Of Ahn’s playing style, Adamson described one of her strengths as being her fitness: “She can go all day and definitely creates pace when she needs to. She’s a baseliner and a counter puncher who can stay out there and battle. One of her biggest assets is her mental strength.”
“She’s a fierce competitor, looks can be deceiving,” noted Adamson. “She really wants to win and she fights really hard for every point. She doesn’t talk much on court, she’s very polite. She very rarely says things like ‘come on,’ but underneath she has a lot of fire under her.”
Mental endurance is as integral as physical conditioning when it comes to the high-pressure, high-stakes environments bred by competition. It can be difficult to control emotions when faced with a tough opponent, especially one who is not exhibiting the code of ethics that Friend at Court encourages players to follow.
“To me, sportsmanship is a commitment to playing fair while also giving respect to your opponent, everyone involved in the tournament, and the sport itself,” said Ahn. “That involves line calls, showing a good attitude on the court. I always give them the benefit of the doubt and think that they’re trying to be fair. I value sportsmanship because it makes the sport more fun and enjoyable on both sides of the court when you know you have a fair match to play. It also teaches important lessons like honesty, respect, and self control.”
Always courteous to her opponents, Adamson explained how Ahn will clap her racquet when a player hits a good shot, “and then the next point she’s ready to fight. She treats everyone so well and I think that’s why she’s so well-liked. She’s very fair.”
According to Ahn, sportsmanship is especially relevant in matches against friends. Two players who stand out to Ahn are San Diego’s Emily Deming and NorCal resident Sophie Hernandez. Their positive attitudes and regard for one another on court allow them to build meaningful friendships outside of the competitive environment.
Players like Ahn and Huntington Beach’s Mika Ikemori, who recently received the 2023 Evelyn Houseman Lifetime Junior Sportsmanship Award, set the standard when it comes to grace under pressure.
When asked about the guidance she would offer in challenging circumstances to either herself or a friend, Ahn emphasized the importance of maintaining control and composure: “No matter how difficult the circumstances are or how close the match is, if your opponent is being really unfair, I think you should be the bigger person,” said Ahn. “It’s hard to do in the middle of a tough match, but it’s important to be the bigger person and move on.

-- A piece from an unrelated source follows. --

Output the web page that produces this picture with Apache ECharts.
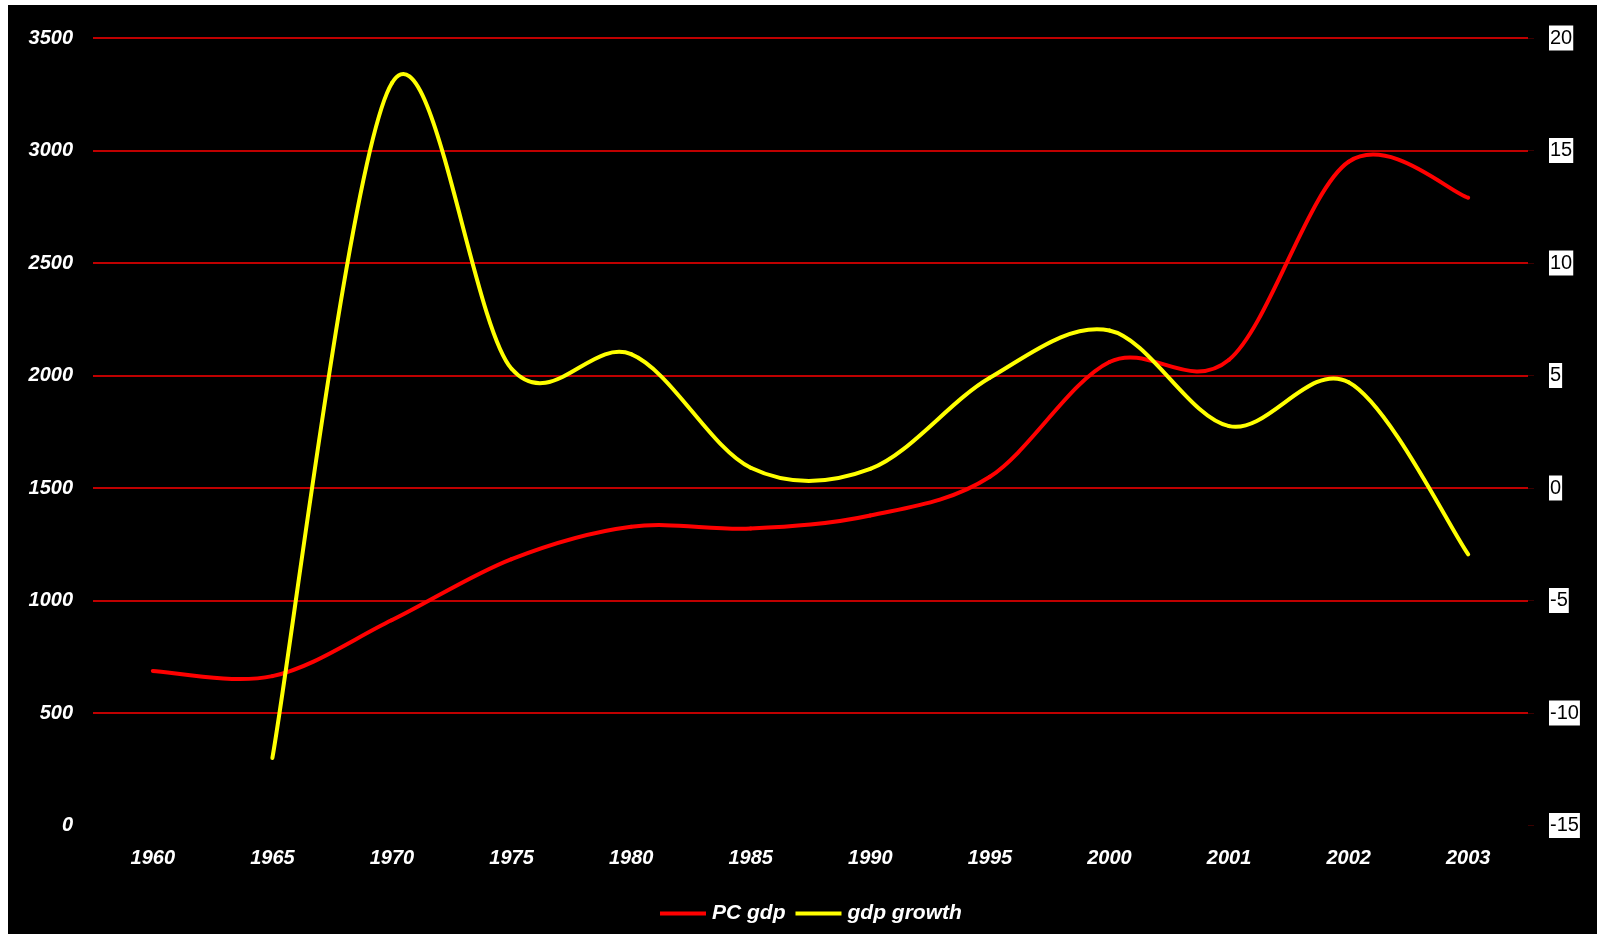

Get a referee or whatever you feel is right, but don’t be disrespectful back to them.”
Though several years of high school tennis and SAT prep are left to complete, Ahn already has plans to follow in the footsteps of her dad by playing college tennis. “Later this year [in August], I’m looking forward to playing the 18s hardcourts at my home club, Barnes Tennis Center,” said Ahn. “I’m excited and hope to do decent in that. Beyond that, I’m looking to just improve my game overall. Recruiting for college tennis is starting soon. It seems really fun, seeing it on social media and on TV. There’s a team aspect of college tennis that I’m excited for.”
Reflecting on her success in the past few years, Adamson recalled a particularly formative moment in the first round of last year’s US Open Junior Championships. On Court 10, Ahn faced a top-seeded Australian opponent who had much more professional match experience under her belt. As the underdog, Ahn had some nerves going into the match.
“She lost the first 7 games and was down a set in the first 20 minutes,” said Adamson. “But she found a way to come back and win the 2nd set. She fought back and won the 2nd with sheer will and then did well in the 3rd.” Though ultimately falling to the seasoned Australian, Adamson described her comeback as “a testament to her mental strength. It’s a great achievement to get to the U.S. Open and be competitive. She’s a fantastic girl with an amazing family and is a pleasure to have at the Academy.”